Death and transfiguración es el último tramo, que culmina con la muerte, de una vida que ha sido permanente forcejeo con la cosificación a la que ha sido sometida, en la que el cuerpo se ha abrasado entre convulsiones para no desaparecer del todo. Aunque su larga agonía, sus últimos estertores (una de los secuencias más sobrecogedoras y demoledoras que ha deparado el cine: el cuerpo que desaparece mientras alarga la mano hacia su divinidad, el cuerpo joven, la representación de la sensualidad), son la constatación de lo que ha sido su trayecto de vida, su agonía en vida, su derrota, por la sociedad represora, por el tiempo que ha degradado su cuerpo. Esa realidad que ha hecho de su vida un túnel, y que a él convirtió en una sombra. Death and transfiguration se inicia con el plano de un crepúsculo en la ciudad, prosigue con una comitiva fúnebre hasta el cementerio, un par del planos de Robert llorando mientras acaricia prendas de su madre, para culminar con el plano del horno crematorio en el que arde el féretro con el cuerpo de su madre. No se puede ser más fulminante en su sintética intensidad emotiva. Se alternarán planos de la vejez de Robert con otros de su madurez y su niñez. Las secuencias de su niñez reincidirán en la tierna relación con su madre. Ya en tránsito a una inminente muerte, a una incierta oscuridad, Robert se evoca vestido de ángel en una conmemoración escolar o recriminado por una monja en un pasadizo que oscurece la figura de la misma (las sombras que contaminaron su vida).

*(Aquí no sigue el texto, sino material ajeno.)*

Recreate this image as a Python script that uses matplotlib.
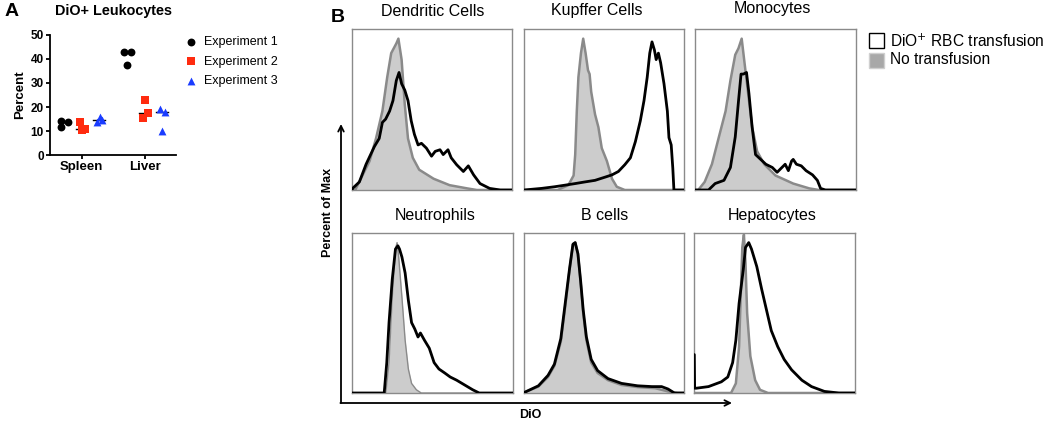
import numpy as np
import matplotlib.pyplot as plt
from matplotlib.patches import Rectangle

plt.rcParams['font.family'] = ['Liberation Sans', 'DejaVu Sans']

# %%
# Panel A data: percent DiO+ leukocytes
tissues = ["Spleen", "Liver"]
experiments = ["Experiment 1", "Experiment 2", "Experiment 3"]
exp1_vals = [[14.3, 11.5, 13.7], [42.8, 42.8, 37.5]]
exp2_vals = [[10.5, 13.8, 11.0], [15.5, 23.0, 17.7]]
exp3_vals = [[13.8, 15.8, 14.5], [19.3, 10.2, 18.0]]

# Panel B data: histograms (x = % of DiO axis, y = percent of max)
hist_titles = ["Dendritic Cells", "Kupffer Cells", "Monocytes",
               "Neutrophils", "B cells", "Hepatocytes"]

dc_ctrl_x = [0, 2, 6.7, 11, 15, 19, 22, 24.5, 27.7, 29, 31, 33, 35, 38, 42, 51, 61, 72, 78, 100]
dc_ctrl_y = [0, 0, 9.4, 18, 32, 49, 70, 85, 91, 94, 81, 53, 32, 20, 12.6, 7, 3, 1, 0, 0]
dc_dio_x = [0, 0.4, 4.6, 8.8, 14, 17, 19, 21, 23.5, 25.6, 27.7, 29.4, 31, 33, 35, 37, 39, 41.3,
            43.4, 46.5, 49.7, 52, 55, 57, 60, 62, 65.4, 69.6, 72.7, 76, 80, 86, 92.7, 100]
dc_dio_y = [0, 1, 5, 16, 27, 32, 42, 44, 49, 55.5, 68, 73, 66, 62, 55.5, 43, 34.6, 28,
            29, 26, 21, 24, 25, 22, 25, 20, 15.7, 11.5, 15, 9.4, 4, 1, 0, 0]

kc_ctrl_x = [0, 21, 27.7, 31, 32, 33, 34, 35.6, 37, 38.5, 40, 41, 42, 44.4, 46.5, 48.6, 51.8, 55, 58, 63, 100]
kc_ctrl_y = [0, 0, 3, 9, 22, 49, 70, 85, 94, 85, 74.4, 72, 61, 47, 39, 26, 18, 7, 2, 0, 0]
kc_dio_x = [0, 11, 19, 25.6, 32, 38, 44.4, 50.7, 55, 59, 63, 66.5, 69.6, 72.7, 75, 77, 78.6, 80,
            81.5, 82.6, 84, 85.4, 87.5, 89.6, 90.6, 92, 93, 93.7, 100]
kc_dio_y = [0, 1, 2, 3, 4, 5, 6, 8, 9.4, 11.5, 15.7, 20, 30, 43, 55.5, 70, 85, 92,
            87, 81, 85, 79, 66, 49, 32.5, 28, 13.6, 0, 0]

mo_ctrl_x = [0, 2, 6, 10.5, 14.6, 19, 22, 25, 27, 29, 31, 33, 35.5, 38.6, 43, 50, 61, 71, 77, 100]
mo_ctrl_y = [0, 0, 5, 16, 32, 49, 68, 84, 88, 94, 77, 60, 39, 24, 16, 9, 4, 1, 0, 0]
mo_dio_x = [0, 8.4, 12.5, 18, 22, 25, 27, 28.6, 30, 32, 33.5, 35.5, 37.6, 40.8, 44, 48, 51, 54,
            56, 58, 60, 61, 63, 66, 69, 73, 76, 78, 81, 100]
mo_dio_y = [0, 0, 4, 6, 14, 33, 55, 72, 72, 73, 60, 39, 22, 19, 16, 14, 11, 14,
            16, 12, 18, 19, 16, 15, 12, 9.4, 6, 1, 0, 0]

ne_ctrl_x = [0, 21, 23, 25, 27, 28, 29, 31, 33, 35, 37, 40, 43, 100]
ne_ctrl_y = [0, 0, 19, 60, 90, 94, 85, 60, 33, 15, 6, 2, 0, 0]
ne_dio_x = [0, 20, 21.6, 23, 25, 27, 28.5, 29.5, 31, 33, 35, 37, 39, 41, 42.5, 45, 48, 51,
            54, 57.6, 61, 65, 70, 75, 79, 100]
ne_dio_y = [0, 0, 19, 44, 71, 90, 92, 90, 85, 75, 58, 44, 40, 35, 37.5, 33, 28, 19,
            15, 12.5, 10, 8, 5, 2, 0, 0]

bc_ctrl_x = [0, 0.5, 9, 15, 19, 23, 26, 28.5, 30.6, 32, 33.7, 35.4, 37, 39, 42, 46, 52.5,
             61, 71, 82, 90, 96, 100]
bc_ctrl_y = [0, 0.5, 4, 10, 17, 32, 56, 77, 93, 94, 87, 69, 50, 33, 19, 12.5, 8,
             5, 3.7, 3, 1, 0, 0]
bc_dio_x = [0, 0.5, 9, 15, 19, 23, 26, 28.5, 30.6, 32, 33.7, 35.4, 37, 39, 42, 46, 52.5,
            61, 71, 80, 86, 90, 94, 100]
bc_dio_y = [0, 0.5, 4.5, 11, 18, 34, 58, 78, 93, 94, 87, 70, 52, 35, 21, 14, 9,
            6, 4.5, 4, 4, 2.5, 0, 0]

he_ctrl_x = [0, 23, 26, 28, 29, 30, 31, 32, 33, 35, 38, 41, 46, 100]
he_ctrl_y = [0, 0, 6, 29, 60, 91, 99, 81, 50, 23, 8, 2, 0, 0]
he_dio_x = [0, 0.2, 0.4, 1.5, 9, 17, 21, 24, 26, 28, 30.6, 32, 34, 35.7, 39, 42, 45, 48,
            52, 56, 60.6, 67, 73, 81, 90, 100]
he_dio_y = [24, 24, 3, 3, 4, 7, 10, 19, 33, 56, 77, 91, 94, 90, 79, 65, 52, 39,
            29, 21, 14.5, 8, 4, 1, 0, 0]

ctrl_curves = [(dc_ctrl_x, dc_ctrl_y), (kc_ctrl_x, kc_ctrl_y), (mo_ctrl_x, mo_ctrl_y),
               (ne_ctrl_x, ne_ctrl_y), (bc_ctrl_x, bc_ctrl_y), (he_ctrl_x, he_ctrl_y)]
dio_curves = [(dc_dio_x, dc_dio_y), (kc_dio_x, kc_dio_y), (mo_dio_x, mo_dio_y),
              (ne_dio_x, ne_dio_y), (bc_dio_x, bc_dio_y), (he_dio_x, he_dio_y)]

# %%
fig = plt.figure(figsize=(10.5, 4.22), dpi=100)
W, H = 1050, 422


def fbox(x0, y0, x1, y1):
    # pixel box (top-left origin) -> figure fraction rect
    return [x0 / W, 1 - y1 / H, (x1 - x0) / W, (y1 - y0) / H]


# Panel A
axA = fig.add_axes(fbox(50, 35, 176, 155))
offsets = [-0.27, 0.0, 0.28]
jitters = [[[-0.05, -0.05, 0.05], [-0.05, 0.05, 0.0]],
           [[0.0, -0.03, 0.05], [-0.03, 0.01, 0.05]],
           [[-0.04, 0.01, 0.04], [-0.04, 0.0, 0.04]]]
colors = ["black", "#ff2b0f", "#1a3cff"]
markers = ["o", "s", "^"]
for k, vals in enumerate([exp1_vals, exp2_vals, exp3_vals]):
    for t in range(len(tissues)):
        xs = t + offsets[k] + np.array(jitters[k][t])
        axA.scatter(xs, vals[t], s=32, marker=markers[k], color=colors[k],
                    linewidths=0, zorder=3, label=experiments[k] if t == 0 else None)
        med = np.median(vals[t])
        axA.plot([t + offsets[k] - 0.09, t + offsets[k] + 0.09], [med, med],
                 color="black", lw=1.0, zorder=2)
axA.set_xlim(-0.5, 1.5)
axA.set_ylim(0, 50)
axA.set_yticks([0, 10, 20, 30, 40, 50])
axA.set_xticks([0, 1])
axA.set_xticklabels(tissues, fontsize=9.5, fontweight="bold")
for lab in axA.get_yticklabels():
    lab.set_fontweight("bold")
    lab.set_fontsize(8.5)
axA.tick_params(axis="both", width=1.3, length=3, pad=1.5)
axA.set_ylabel("Percent", fontsize=9.5, fontweight="bold", labelpad=3)
for s in ["top", "right"]:
    axA.spines[s].set_visible(False)
for s in ["left", "bottom"]:
    axA.spines[s].set_linewidth(1.3)
fig.text(55 / W, 1 - 11 / H, "DiO+ Leukocytes", fontsize=10.4, fontweight="bold",
         ha="left", va="center")
axA.legend(loc="upper left", bbox_to_anchor=(1.02, 1.035), frameon=False, fontsize=9,
           handletextpad=0.4, labelspacing=0.62, borderaxespad=0, handlelength=1.2,
           markerscale=1.0)
fig.text(5 / W, 1 - 12 / H, "A", fontsize=14, fontweight="bold", va="center", ha="left")

# Panel B
box_px = [(352, 29, 512, 190), (524, 29, 684, 190), (695, 29, 856, 190),
          (352, 233, 513, 393), (524, 233, 684, 393), (694, 233, 855, 393)]
title_px = [(433, 12), (597, 10), (772, 9), (435, 216), (605, 216), (772, 216)]
for i, (x0, y0, x1, y1) in enumerate(box_px):
    ax = fig.add_axes(fbox(x0, y0, x1, y1))
    cx, cy = ctrl_curves[i]
    dx, dy = dio_curves[i]
    ax.fill_between(cx, cy, 0, color="#cccccc", lw=0, zorder=1)
    ax.plot(cx, cy, color="#8a8a8a", lw=1.0 if i == 3 else 1.8, zorder=2)
    ax.plot(dx, dy, color="black", lw=2.0, zorder=3)
    ax.set_xlim(0, 100)
    ax.set_ylim(0, 100)
    ax.set_xticks([])
    ax.set_yticks([])
    for s in ax.spines.values():
        s.set_color("#8a8a8a")
        s.set_linewidth(1.0)
    tx, ty = title_px[i]
    fig.text(tx / W, 1 - ty / H, hist_titles[i], fontsize=11.5, ha="center", va="center")

fig.text(331 / W, 1 - 18 / H, "B", fontsize=14, fontweight="bold", va="center", ha="left")

# big axis arrows
plt.annotate("", xy=(341 / W, 1 - 124 / H), xytext=(341 / W, 1 - 403 / H),
             xycoords="figure fraction",
             arrowprops=dict(arrowstyle="->", lw=1.3, color="black", shrinkA=0, shrinkB=0))
plt.annotate("", xy=(732 / W, 1 - 403 / H), xytext=(340.4 / W, 1 - 403 / H),
             xycoords="figure fraction",
             arrowprops=dict(arrowstyle="->", lw=1.3, color="black", shrinkA=0, shrinkB=0))
fig.text(328 / W, 1 - 212 / H, "Percent of Max", rotation=90, fontsize=9,
         fontweight="bold", ha="center", va="center")
fig.text(530 / W, 1 - 415 / H, "DiO", fontsize=9, fontweight="bold", ha="center", va="center")

# legend for panel B
fig.add_artist(Rectangle((869 / W, 1 - 48 / H), 15 / W, 15 / H, transform=fig.transFigure,
                         facecolor="white", edgecolor="black", lw=1.0))
fig.add_artist(Rectangle((869 / W, 1 - 68 / H), 15 / W, 15 / H, transform=fig.transFigure,
                         facecolor="#a8a8a8", edgecolor="#cfcfcf", lw=1.0))
fig.text(890 / W, 1 - 41 / H, "DiO$^{+}$ RBC transfusion", fontsize=11.2, va="center", ha="left")
fig.text(890 / W, 1 - 60 / H, "No transfusion", fontsize=11.2, va="center", ha="left")

fig.savefig("out.png", dpi=100)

Se asocia un plano en el que Robert, niño, entra en el aula, y se escucha cómo es saludado por la maestra, con las palabras de la enfermera que le cuida en el hospital ahora anciano. La cámara se desplaza desde el rostro de expresión vaciada de Robert anciano, en su silla de ruedas, en el pasillo del hospital -mientras en off se escucha a un médico enumerar las características y consecuencias de su enfermedad neurológica -, hacia la ventana próxima, donde caen gotas de lluvia, retornando la cámara a su emplazamiento original para ahora encuadrar a Robert años antes, todavía en su edad madura, en una de sus primeras visitas a su anciana madre –en off, sobre este plano y el siguiente, un plano general que muestra a Robert entrando en su habitación, se escucha la conversación entre ambos en la que ella le insta a que no sufra con su desaparición. A continuación, enlaza con un plano en el que Robert es testigo de cómo fallece su madre, cómo se desvanece delante suyo. Su mirada se apaga, sus ojos se cierran, como un telón que se corre. Pocas obras han reflejado, con tal potencia dramática y emocional, con tal ingenio expresivo, la intemperie, el extravío y el desarraigo vital de una vida truncada, desolada, sojuzgada y subordinada, conjugada con la proyección del anhelo de una existencia (de una forma de habitar la vida) realizada en la exuberancia de las emociones y los sentidos, en la fusión de la complicidad de los cuerpos, del deseo y la ternura.